Task details: Under this line sits a listing. Repeat exactly and only its lines from the one holding "Generate a Python" through the one holding "import pandas as pd"; skip pictures.

-- BEGIN Extracted records --

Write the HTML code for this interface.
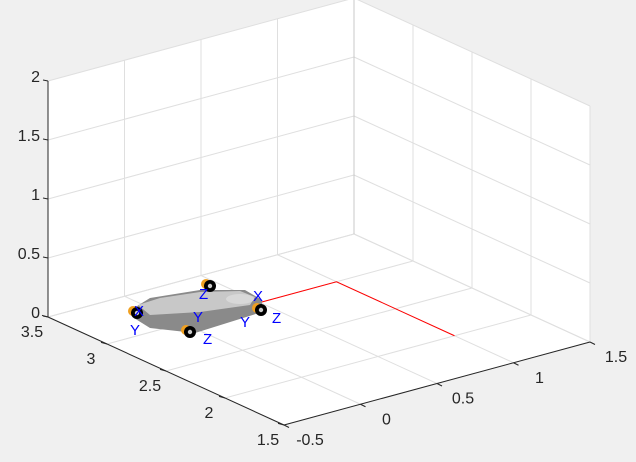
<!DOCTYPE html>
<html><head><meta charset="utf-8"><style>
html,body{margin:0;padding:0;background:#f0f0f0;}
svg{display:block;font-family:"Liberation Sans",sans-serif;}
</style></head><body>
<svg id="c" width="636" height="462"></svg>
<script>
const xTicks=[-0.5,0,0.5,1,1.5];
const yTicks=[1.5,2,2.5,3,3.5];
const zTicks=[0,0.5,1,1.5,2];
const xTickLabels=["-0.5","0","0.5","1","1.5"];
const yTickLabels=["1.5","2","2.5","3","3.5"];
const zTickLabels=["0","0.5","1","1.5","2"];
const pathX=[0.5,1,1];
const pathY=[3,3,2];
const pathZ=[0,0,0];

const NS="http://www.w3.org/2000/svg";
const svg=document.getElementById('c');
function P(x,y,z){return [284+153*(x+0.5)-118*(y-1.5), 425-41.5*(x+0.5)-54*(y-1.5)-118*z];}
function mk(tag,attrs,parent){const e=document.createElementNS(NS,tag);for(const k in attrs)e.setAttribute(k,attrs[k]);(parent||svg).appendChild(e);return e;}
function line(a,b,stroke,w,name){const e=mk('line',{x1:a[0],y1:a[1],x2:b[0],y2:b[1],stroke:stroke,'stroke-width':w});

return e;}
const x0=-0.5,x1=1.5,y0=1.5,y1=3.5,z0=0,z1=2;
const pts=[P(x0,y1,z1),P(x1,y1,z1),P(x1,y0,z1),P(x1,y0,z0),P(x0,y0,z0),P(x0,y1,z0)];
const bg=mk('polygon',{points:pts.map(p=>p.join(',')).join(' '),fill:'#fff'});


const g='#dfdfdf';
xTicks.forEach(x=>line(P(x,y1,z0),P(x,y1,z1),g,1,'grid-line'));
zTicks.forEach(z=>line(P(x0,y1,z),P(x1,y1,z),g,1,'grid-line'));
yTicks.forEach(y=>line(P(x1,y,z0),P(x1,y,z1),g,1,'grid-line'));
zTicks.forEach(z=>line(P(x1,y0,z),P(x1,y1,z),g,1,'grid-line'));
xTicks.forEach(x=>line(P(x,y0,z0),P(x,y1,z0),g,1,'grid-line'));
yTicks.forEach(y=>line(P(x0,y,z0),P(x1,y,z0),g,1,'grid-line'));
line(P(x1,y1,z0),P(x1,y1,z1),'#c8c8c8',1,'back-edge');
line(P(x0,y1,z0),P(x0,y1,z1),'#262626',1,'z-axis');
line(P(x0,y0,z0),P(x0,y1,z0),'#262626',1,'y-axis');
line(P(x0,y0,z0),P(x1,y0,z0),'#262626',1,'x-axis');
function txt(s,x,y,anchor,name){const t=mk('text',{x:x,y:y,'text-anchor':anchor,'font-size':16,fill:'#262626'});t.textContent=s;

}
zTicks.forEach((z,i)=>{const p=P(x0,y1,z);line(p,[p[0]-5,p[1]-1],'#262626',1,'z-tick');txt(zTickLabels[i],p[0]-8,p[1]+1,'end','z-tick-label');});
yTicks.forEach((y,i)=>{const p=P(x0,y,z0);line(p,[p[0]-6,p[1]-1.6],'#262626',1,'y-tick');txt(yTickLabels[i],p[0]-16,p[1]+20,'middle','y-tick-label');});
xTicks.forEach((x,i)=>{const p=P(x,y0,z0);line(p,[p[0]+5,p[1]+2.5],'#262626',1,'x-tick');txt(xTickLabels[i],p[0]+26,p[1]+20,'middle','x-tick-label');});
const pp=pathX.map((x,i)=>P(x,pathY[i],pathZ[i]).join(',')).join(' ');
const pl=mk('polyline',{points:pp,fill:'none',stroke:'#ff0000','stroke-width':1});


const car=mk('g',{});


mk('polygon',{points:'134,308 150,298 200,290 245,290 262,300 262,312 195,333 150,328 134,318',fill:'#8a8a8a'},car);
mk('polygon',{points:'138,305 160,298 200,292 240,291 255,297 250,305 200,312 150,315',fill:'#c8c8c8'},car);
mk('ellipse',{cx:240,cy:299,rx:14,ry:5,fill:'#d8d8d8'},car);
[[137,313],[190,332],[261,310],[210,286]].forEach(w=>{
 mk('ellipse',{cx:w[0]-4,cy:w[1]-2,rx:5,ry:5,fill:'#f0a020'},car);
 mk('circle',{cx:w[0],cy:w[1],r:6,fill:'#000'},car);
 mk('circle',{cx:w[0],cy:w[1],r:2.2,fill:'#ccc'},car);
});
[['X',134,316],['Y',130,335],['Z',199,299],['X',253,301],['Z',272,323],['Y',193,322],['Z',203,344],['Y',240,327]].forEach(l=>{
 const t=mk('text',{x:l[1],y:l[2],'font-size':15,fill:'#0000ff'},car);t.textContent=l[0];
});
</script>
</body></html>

-- END Extracted records --
-- BEGIN Extracted records --

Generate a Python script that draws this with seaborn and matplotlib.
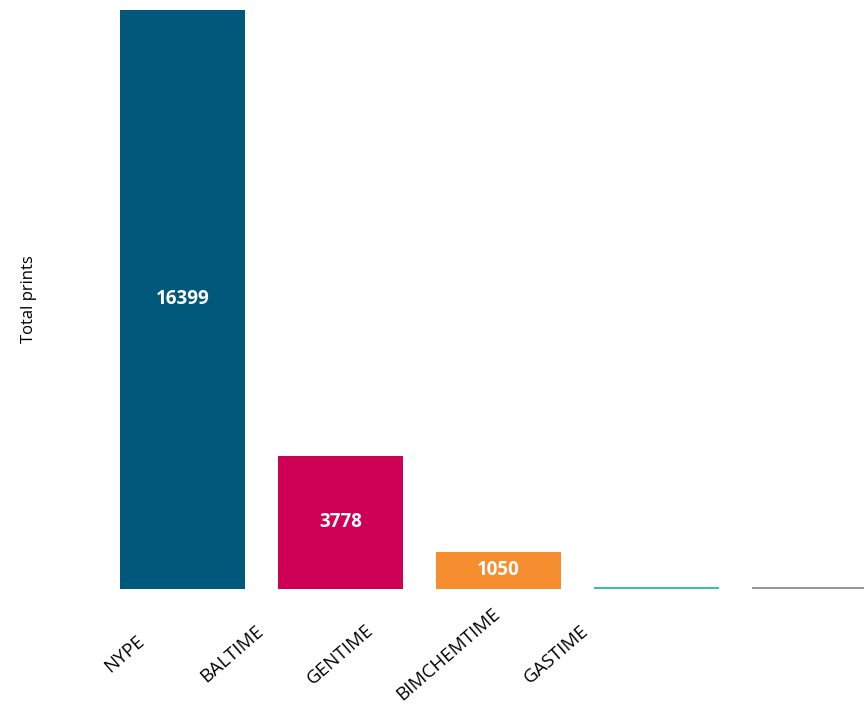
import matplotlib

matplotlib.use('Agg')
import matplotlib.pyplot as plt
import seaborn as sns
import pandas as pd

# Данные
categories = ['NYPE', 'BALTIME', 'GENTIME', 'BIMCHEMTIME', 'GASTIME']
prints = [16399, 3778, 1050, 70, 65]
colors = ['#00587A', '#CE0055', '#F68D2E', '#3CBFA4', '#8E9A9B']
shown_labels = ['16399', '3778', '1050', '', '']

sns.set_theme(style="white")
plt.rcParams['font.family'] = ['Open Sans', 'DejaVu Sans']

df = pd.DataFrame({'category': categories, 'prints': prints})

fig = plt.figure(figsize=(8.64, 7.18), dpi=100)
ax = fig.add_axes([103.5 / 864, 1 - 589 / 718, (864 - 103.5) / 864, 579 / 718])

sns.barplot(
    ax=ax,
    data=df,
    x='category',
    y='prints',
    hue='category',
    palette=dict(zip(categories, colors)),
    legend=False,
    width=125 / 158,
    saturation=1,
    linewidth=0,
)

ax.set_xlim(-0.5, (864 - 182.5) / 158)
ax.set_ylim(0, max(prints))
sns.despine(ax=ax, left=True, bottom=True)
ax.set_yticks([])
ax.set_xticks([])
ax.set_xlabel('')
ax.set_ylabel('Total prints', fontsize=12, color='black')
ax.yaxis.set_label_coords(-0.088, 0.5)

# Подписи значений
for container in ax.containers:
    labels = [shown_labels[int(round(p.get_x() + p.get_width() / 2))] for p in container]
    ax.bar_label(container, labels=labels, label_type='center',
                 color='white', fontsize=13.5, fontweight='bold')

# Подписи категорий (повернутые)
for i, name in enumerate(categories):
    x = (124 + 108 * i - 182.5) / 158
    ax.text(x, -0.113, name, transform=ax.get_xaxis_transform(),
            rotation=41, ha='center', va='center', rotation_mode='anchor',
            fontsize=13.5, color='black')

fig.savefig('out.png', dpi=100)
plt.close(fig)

-- END Extracted records --

Result for this task:
Generate a Python script that draws this with seaborn and matplotlib.
import matplotlib

matplotlib.use('Agg')
import matplotlib.pyplot as plt
import seaborn as sns
import pandas as pd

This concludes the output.